There was a time in America when deaths, other than for natural causes, could be more easily understood. Someone got killed during a crime, a domestic violence turned bad, a woman got tired of being beaten by a man, life became too much and a person ended theirs, a hunting accident, a misfire while cleaning a gun, and such. But I simply cannot remember any incident involving someone taking a firearm and setting out to kill as many people as possible before someone took theirs.
That is, until 1966. That was the year when a twenty-five year old student and former Marine climbed atop the University of Texas’ clock tower and with multiple weapons for ninety-six minutes rained death and destruction to those below. When it was over thirteen people were dead and thirty more wounded.
That was forty-nine years ago and what so shocked us then is still shocking us today, even though it occurs today on an almost weekly basis. So far this year, 2015, we have experienced forty-five mass shootings in the United States and with each we collectively express our outrage, our disgust, and our lack of understanding.
What we don’t do is come to agreement over what we’re going to do about it. President Obama recently said that nothing will change until our political leaders decide it will change and that doesn’t seem too likely. The NRA and other pro gun right-wing groups have so radicalized the issue of Second Amendment rights that there is a vocal portion of the citizenry who are so totally entrenched in their “more guns are better” mentality that we can’t have a meaningful discussion. There is a much weaker and less financed element on the left that is maybe just as entrenched in ridding America of all guns.
The politicians don’t seem interested in pursuing solutions because the gun lobby and its NRA minions are so financially powerful the pols won’t risk taking them on. Even appearing to be against the arms industry is enough to cost one their career in politics.
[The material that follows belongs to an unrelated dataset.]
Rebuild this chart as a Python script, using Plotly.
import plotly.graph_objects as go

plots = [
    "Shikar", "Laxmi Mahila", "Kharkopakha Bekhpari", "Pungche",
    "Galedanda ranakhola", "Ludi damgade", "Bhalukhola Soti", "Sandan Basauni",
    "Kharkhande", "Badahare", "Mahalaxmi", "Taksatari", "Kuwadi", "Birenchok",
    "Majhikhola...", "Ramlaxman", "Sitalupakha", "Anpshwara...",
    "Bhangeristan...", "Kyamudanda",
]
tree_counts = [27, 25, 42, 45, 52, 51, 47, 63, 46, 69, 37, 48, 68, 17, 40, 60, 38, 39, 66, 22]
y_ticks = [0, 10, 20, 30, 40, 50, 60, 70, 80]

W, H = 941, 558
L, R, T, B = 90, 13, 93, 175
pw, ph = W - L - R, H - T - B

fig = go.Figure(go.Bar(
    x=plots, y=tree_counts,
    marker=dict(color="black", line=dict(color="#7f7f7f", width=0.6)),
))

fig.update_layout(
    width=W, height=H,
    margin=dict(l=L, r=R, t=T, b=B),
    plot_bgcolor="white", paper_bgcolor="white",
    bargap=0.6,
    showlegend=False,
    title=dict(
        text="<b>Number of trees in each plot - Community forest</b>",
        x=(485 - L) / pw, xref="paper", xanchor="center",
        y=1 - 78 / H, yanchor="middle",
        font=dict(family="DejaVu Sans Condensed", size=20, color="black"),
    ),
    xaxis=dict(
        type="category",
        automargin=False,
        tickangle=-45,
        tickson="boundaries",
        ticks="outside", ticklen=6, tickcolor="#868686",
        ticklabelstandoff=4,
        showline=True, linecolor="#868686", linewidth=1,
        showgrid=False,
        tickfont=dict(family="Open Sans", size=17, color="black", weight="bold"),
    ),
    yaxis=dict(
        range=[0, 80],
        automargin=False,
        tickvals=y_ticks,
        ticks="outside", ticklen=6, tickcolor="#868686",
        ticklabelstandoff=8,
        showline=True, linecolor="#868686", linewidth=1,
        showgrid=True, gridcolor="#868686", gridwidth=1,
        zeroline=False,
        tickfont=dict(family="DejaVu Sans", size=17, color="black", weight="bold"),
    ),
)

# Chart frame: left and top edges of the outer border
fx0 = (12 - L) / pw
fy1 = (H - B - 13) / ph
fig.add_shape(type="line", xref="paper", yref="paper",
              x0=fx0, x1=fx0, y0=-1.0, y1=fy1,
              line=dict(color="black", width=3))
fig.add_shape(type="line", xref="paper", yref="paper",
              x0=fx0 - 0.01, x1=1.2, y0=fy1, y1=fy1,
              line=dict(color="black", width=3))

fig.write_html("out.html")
In the meantime the killings go on, the gun nuts continue their “not from my dead fist” defense, and America continues to not question why we are so much worse off than other nations where people own guns. We refuse to look elsewhere and consider how the examples of Canada, Australia, Great Britain, and others could be adapted for our needs.
So what we have, and will continue to have, is a culture in which we will almost weekly collectively express our horror while as best we can, avoid walking past any college clock towers.